A US presidential campaign marked by upheaval and rancour approached its finale on Election Day as Americans decided whether to send Donald Trump back to the White House or elevate Kamala Harris to the Oval Office.
Voters faced a stark choice between two candidates who have offered drastically different temperaments and visions for the world’s largest economy and dominant military power.
More than 82 million people voted early.
Those casting Election Day ballots mostly encountered a smooth process around the country, with isolated reports of hiccups that regularly happen, including long lines, technical issues and ballot printing errors.
Mr Trump voted in Palm Beach, Florida, near his Mar-a-Lago club, and said afterwards that he was feeling “very confident”.
“It looks like Republicans have shown up in force,” the 78-year-old told reporters, wearing a red Make America Great Again baseball cap.
Mr Trump said he had not prepared a speech on the results – win or lose – saying: “I’m not a Democrat. I’m able to make a speech on very short notice.”
Ms Harris, the Democratic vice president, did radio interviews in the battleground states of Pennsylvania, Georgia and North Carolina.
The 60-year-old stands to be the first female president if elected and has promised to work across the aisle to tackle economic worries and other issues without radically departing from the course set by President Joe Biden.
Mr Trump, the Republican former president, has vowed to replace thousands of federal workers with loyalists, impose sweeping tariffs on allies and foes alike, and stage the largest deportation operation in US history.
The two candidates spent the waning hours of the campaign overlapping in Pennsylvania, the biggest battleground state.
They were trying to energise their bases as well as Americans still on the fence or debating whether to vote at all.
In Scranton, Pennsylvania, Liza Fortt arrived at her polling location in a wheelchair and not feeling well.
But she ventured out anyway to vote for Ms Harris.
“It means a lot to me and my grandkids, my granddaughters, my nieces. … I was just waiting for this day to come,” said Ms Fortt, who is 74 and black.
She said she never thought she would have such an opportunity, to cast a ballot for a black woman in a presidential race.
“I’m proud, to see a woman, not only a woman, but a black woman,” Ms Fortt said.
Ms Harris and Mr Trump entered Election Day focused on seven battleground states, five of them carried by Mr Trump in 2016 before flipping to Mr Biden in 2020: the “blue wall” of Pennsylvania, Michigan and Wisconsin as well as Arizona and Georgia.
Nevada and North Carolina, which Democrats and Republicans respectively carried in the last two elections, were also closely contested.
The closeness of the race and the number of states in play raised the likelihood that once again a victor might not be known on election night.
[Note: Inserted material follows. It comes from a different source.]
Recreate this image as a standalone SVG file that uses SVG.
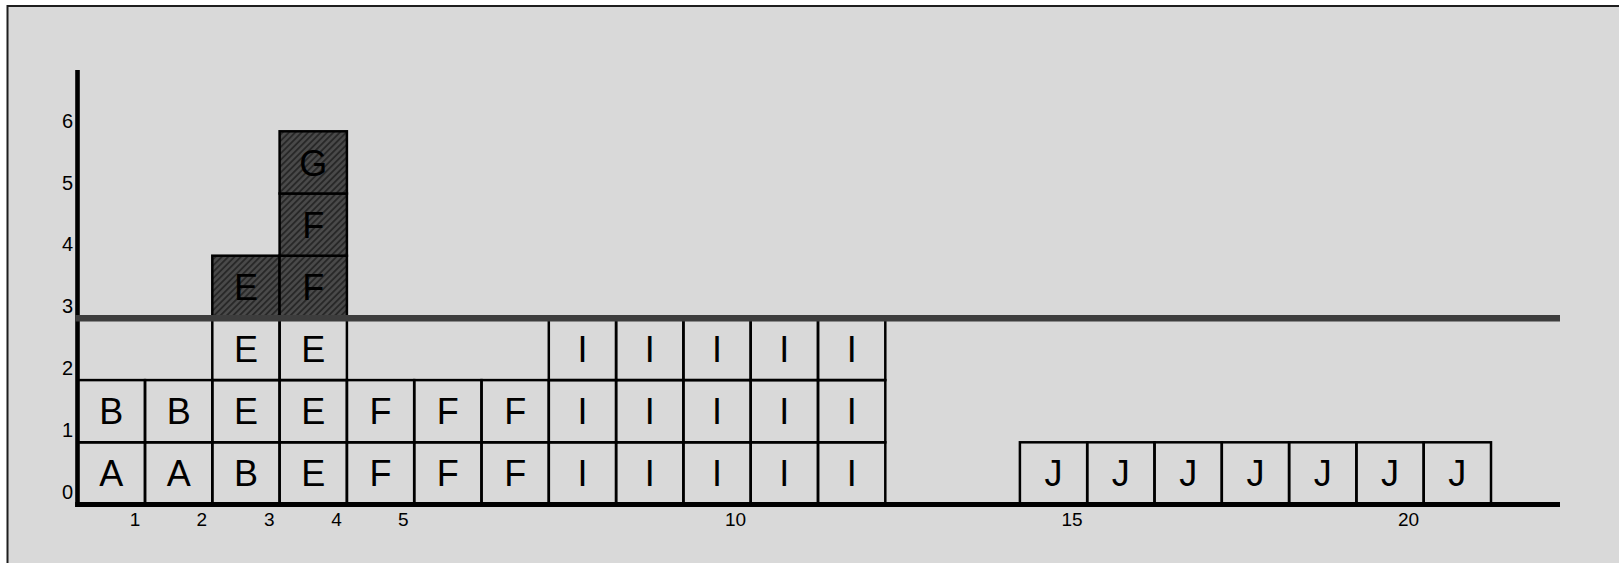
<svg xmlns="http://www.w3.org/2000/svg" width="1619" height="563" viewBox="0 0 1619 563">
<defs>
<pattern id="hatch" patternUnits="userSpaceOnUse" width="4.5" height="4.5" patternTransform="rotate(45)">
<rect width="4.5" height="4.5" fill="#4a4a4a"/>
<line x1="1" y1="0" x2="1" y2="4.5" stroke="#262626" stroke-width="1.8"/>
</pattern>
<style>
.c rect{fill:none;stroke:#000;stroke-width:2.5}
.s rect{fill:url(#hatch);stroke:#000;stroke-width:2.5}
.c text,.s text{font-family:"Liberation Sans",Arial,sans-serif;font-size:36px;fill:#000;text-anchor:middle}
.yl{font-family:"Liberation Sans",Arial,sans-serif;font-size:20px;fill:#000;text-anchor:middle}
.xl{font-family:"Liberation Sans",Arial,sans-serif;font-size:19px;fill:#000;text-anchor:middle}
</style>
</defs>
<rect width="1619" height="563" fill="#fff"/>
<rect x="7.5" y="6" width="1700" height="700" fill="#d9d9d9" stroke="#1e1e1e" stroke-width="2"/>

<g id="cells">
<g id="c0r0" class="c"><rect x="77.7" y="442.3" width="67.3" height="62.2"/><text x="111.35" y="486">A</text></g>
<g id="c0r1" class="c"><rect x="77.7" y="380.1" width="67.3" height="62.2"/><text x="111.35" y="424">B</text></g>
<g id="c1r0" class="c"><rect x="145" y="442.3" width="67.3" height="62.2"/><text x="178.65" y="486">A</text></g>
<g id="c1r1" class="c"><rect x="145" y="380.1" width="67.3" height="62.2"/><text x="178.65" y="424">B</text></g>
<g id="c2r0" class="c"><rect x="212.3" y="442.3" width="67.3" height="62.2"/><text x="245.95" y="486">B</text></g>
<g id="c2r1" class="c"><rect x="212.3" y="380.1" width="67.3" height="62.2"/><text x="245.95" y="424">E</text></g>
<g id="c2r2" class="c"><rect x="212.3" y="317.9" width="67.3" height="62.2"/><text x="245.95" y="362">E</text></g>
<g id="c3r0" class="c"><rect x="279.6" y="442.3" width="67.3" height="62.2"/><text x="313.25" y="486">E</text></g>
<g id="c3r1" class="c"><rect x="279.6" y="380.1" width="67.3" height="62.2"/><text x="313.25" y="424">E</text></g>
<g id="c3r2" class="c"><rect x="279.6" y="317.9" width="67.3" height="62.2"/><text x="313.25" y="362">E</text></g>
<g id="c4r0" class="c"><rect x="346.9" y="442.3" width="67.3" height="62.2"/><text x="380.55" y="486">F</text></g>
<g id="c4r1" class="c"><rect x="346.9" y="380.1" width="67.3" height="62.2"/><text x="380.55" y="424">F</text></g>
<g id="c5r0" class="c"><rect x="414.2" y="442.3" width="67.3" height="62.2"/><text x="447.85" y="486">F</text></g>
<g id="c5r1" class="c"><rect x="414.2" y="380.1" width="67.3" height="62.2"/><text x="447.85" y="424">F</text></g>
<g id="c6r0" class="c"><rect x="481.5" y="442.3" width="67.3" height="62.2"/><text x="515.15" y="486">F</text></g>
<g id="c6r1" class="c"><rect x="481.5" y="380.1" width="67.3" height="62.2"/><text x="515.15" y="424">F</text></g>

<g id="c7r0" class="c"><rect x="548.8" y="442.3" width="67.3" height="62.2"/><text x="582.45" y="486">I</text></g>
<g id="c7r1" class="c"><rect x="548.8" y="380.1" width="67.3" height="62.2"/><text x="582.45" y="424">I</text></g>
<g id="c7r2" class="c"><rect x="548.8" y="317.9" width="67.3" height="62.2"/><text x="582.45" y="362">I</text></g>
<g id="c8r0" class="c"><rect x="616.1" y="442.3" width="67.3" height="62.2"/><text x="649.75" y="486">I</text></g>
<g id="c8r1" class="c"><rect x="616.1" y="380.1" width="67.3" height="62.2"/><text x="649.75" y="424">I</text></g>
<g id="c8r2" class="c"><rect x="616.1" y="317.9" width="67.3" height="62.2"/><text x="649.75" y="362">I</text></g>
<g id="c9r0" class="c"><rect x="683.4" y="442.3" width="67.3" height="62.2"/><text x="717.05" y="486">I</text></g>
<g id="c9r1" class="c"><rect x="683.4" y="380.1" width="67.3" height="62.2"/><text x="717.05" y="424">I</text></g>
<g id="c9r2" class="c"><rect x="683.4" y="317.9" width="67.3" height="62.2"/><text x="717.05" y="362">I</text></g>
<g id="c10r0" class="c"><rect x="750.7" y="442.3" width="67.3" height="62.2"/><text x="784.35" y="486">I</text></g>
<g id="c10r1" class="c"><rect x="750.7" y="380.1" width="67.3" height="62.2"/><text x="784.35" y="424">I</text></g>
<g id="c10r2" class="c"><rect x="750.7" y="317.9" width="67.3" height="62.2"/><text x="784.35" y="362">I</text></g>
<g id="c11r0" class="c"><rect x="818" y="442.3" width="67.3" height="62.2"/><text x="851.65" y="486">I</text></g>
<g id="c11r1" class="c"><rect x="818" y="380.1" width="67.3" height="62.2"/><text x="851.65" y="424">I</text></g>
<g id="c11r2" class="c"><rect x="818" y="317.9" width="67.3" height="62.2"/><text x="851.65" y="362">I</text></g>

<g id="c14r0" class="c"><rect x="1019.9" y="442.3" width="67.3" height="62.2"/><text x="1053.55" y="486">J</text></g>
<g id="c15r0" class="c"><rect x="1087.2" y="442.3" width="67.3" height="62.2"/><text x="1120.85" y="486">J</text></g>
<g id="c16r0" class="c"><rect x="1154.5" y="442.3" width="67.3" height="62.2"/><text x="1188.15" y="486">J</text></g>
<g id="c17r0" class="c"><rect x="1221.8" y="442.3" width="67.3" height="62.2"/><text x="1255.45" y="486">J</text></g>
<g id="c18r0" class="c"><rect x="1289.1" y="442.3" width="67.3" height="62.2"/><text x="1322.75" y="486">J</text></g>
<g id="c19r0" class="c"><rect x="1356.4" y="442.3" width="67.3" height="62.2"/><text x="1390.05" y="486">J</text></g>
<g id="c20r0" class="c"><rect x="1423.7" y="442.3" width="67.3" height="62.2"/><text x="1457.35" y="486">J</text></g>

<g id="s2r3" class="s"><rect x="212.3" y="255.7" width="67.3" height="62.2"/><text x="245.95" y="300">E</text></g>
<g id="s3r3" class="s"><rect x="279.6" y="255.7" width="67.3" height="62.2"/><text x="313.25" y="300">F</text></g>
<g id="s3r4" class="s"><rect x="279.6" y="193.5" width="67.3" height="62.2"/><text x="313.25" y="238">F</text></g>
<g id="s3r5" class="s"><rect x="279.6" y="131.3" width="67.3" height="62.2"/><text x="313.25" y="176">G</text></g>
</g>

<g id="axes">
<line x1="77.5" y1="70" x2="77.5" y2="507" stroke="#000" stroke-width="4.6"/>
<line x1="75.2" y1="504.5" x2="1560" y2="504.5" stroke="#000" stroke-width="4.8"/>
<line x1="75.2" y1="318.3" x2="1560" y2="318.3" stroke="#3d3d3d" stroke-width="6.5"/>
</g>

<g id="ylabels">
<text class="yl" x="67.5" y="498.5">0</text>
<text class="yl" x="67.5" y="436.7">1</text>
<text class="yl" x="67.5" y="374.9">2</text>
<text class="yl" x="67.5" y="313.1">3</text>
<text class="yl" x="67.5" y="251.3">4</text>
<text class="yl" x="67.5" y="189.5">5</text>
<text class="yl" x="67.5" y="127.5">6</text>
</g>
<g id="xlabels">
<text class="xl" x="135" y="525.5">1</text>
<text class="xl" x="201.8" y="525.5">2</text>
<text class="xl" x="269.2" y="525.5">3</text>
<text class="xl" x="336.6" y="525.5">4</text>
<text class="xl" x="403.4" y="525.5">5</text>
<text class="xl" x="735.5" y="525.5">10</text>
<text class="xl" x="1072" y="525.5">15</text>
<text class="xl" x="1408.6" y="525.5">20</text>
</g>
</svg>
There was one early harbinger from the New Hampshire hamlet of Dixville Notch, which by tradition votes after midnight on Election Day.
Dixville Notch split between Mr Trump and Ms Harris, with three votes for each.
In the 2020 presidential race it took four days to declare a winner.
Regardless, Mr Trump has baselessly claimed that if he lost, it would be due to fraud.
Ms Harris’s campaign was preparing for him to try to declare victory before a winner is known on Tuesday night or to try to contest the result if she wins.
Four years ago, Mr Trump launched an effort to overturn the voters’ will that ended in the January 6 2021 insurrection at the US Capitol.
Mr Trump planned to spend the day at his Mar-a-Lago estate in advance of a party at a nearby convention centre.
Ms Harris has already voted by post in her home state of California.
She will have a watch party at her alma mater, Howard University in Washington.